Friday, November 2, 2012

I Wish I'd Written This

Get Married

By Olga Novak (1928 - 2005)

(Dedicated to the Born Losers in the Marriage Stakes)

When I was a young maiden,
I was too plain, too clever and too smart.
With boys worthy and eligible —
I just couldn't get a start.

My mother, being more experienced,
more mature and more wise,
To remedy my single status —
Dished up some good advice.

You are not likely to get Prince Charming.
But spinsterhood — it's oh, so dull.
Why then, not settle for some no hoper?
Just to fill in your female destiny's lull.
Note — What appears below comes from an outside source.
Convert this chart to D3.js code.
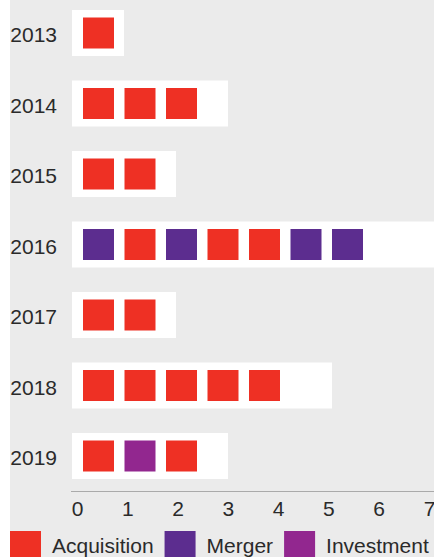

        Get married, get married,
        Get married without delay.
        A woman on her own!
        What will the neighbours say?

I got married. To a louse and a weakling,
And life was a hopeless sham.
Till — one miserable, grey morning
A divorcee I became.

There are still some crusty, old boozers!
My mother got a grapevine.
So, why won't I get out and circulate?
And persuade one of them to be mine.

        Get married, get married,
        Get married without delay.
        A woman on her own!
        What will the neighbours say?

To such a fellow, heavy drinker,
I got married again.
He got killed: in a car accident.
Now a widow I shall remain.

But my mother keeps on nagging:
You're capable, you can earn and save;
Maybe there is still somewhere for you some old man,
With one foot in his grave?

        Get married, get married,
        Get married without delay.
        A woman on her own!
        What will the neighbours say?

(This one is meant for reciting aloud.)

Polish-born Olga Novak, who migrated to Australia in 1952 (after living in Russia, and briefly in Germany) was poet, novelist and film-maker — but best-known as a dynamic performance-poet. This piece, declaimed in her distinctive accent, was undoubtedly the most popular poem in Melbourne in its heyday. Audiences used to chime in gleefully with the chorus.

It was published in her book of poems, The Witch's Coven, in 1978. Despite the title poem which accurately depicts witches 'calling the quarters', Olga was an atheist. She used the term as a metaphor for self-determining women — in full consciousness of its use by some men as a term of opprobrium for self-determining women.

Unfortunately her books are out of print, and one novel was never published. She wanted me to be her literary executor. Although there was no formal arrangement, Olga's daughter (and heir) approved the plan. My own commitments meant that I have only just created a blog in her name, which starts by showcasing her poetry from The Witch's Coven. My intention is to add some of her prose at a later date.

Olga was not the most literary of writers — although she was well-read — and English was her second language. Nevertheless her work has verve and passion. After a youth of struggle, she had strong opinions and wrote of them fearlessly.

Poems and photos used in ‘I Wish I’d Written This’ remain the property of the copyright holders (usually their authors).


  1. Replies
    1. Yes, I can't read it without hearing her voice! But it doesn't seem to be working on the page for those who haven't had that experience —judging by the lack of other comments so far. On facebook it's the Aussies who are 'getting' it, probably those who caught her in performance too.

    2. (Or it may be that many American readers are far too busy with the aftermath of Hurricane Sandy!)

  2. A fantastic poem and fascinating biography! Thank you for sharing -- and best wishes on your new site -- great project.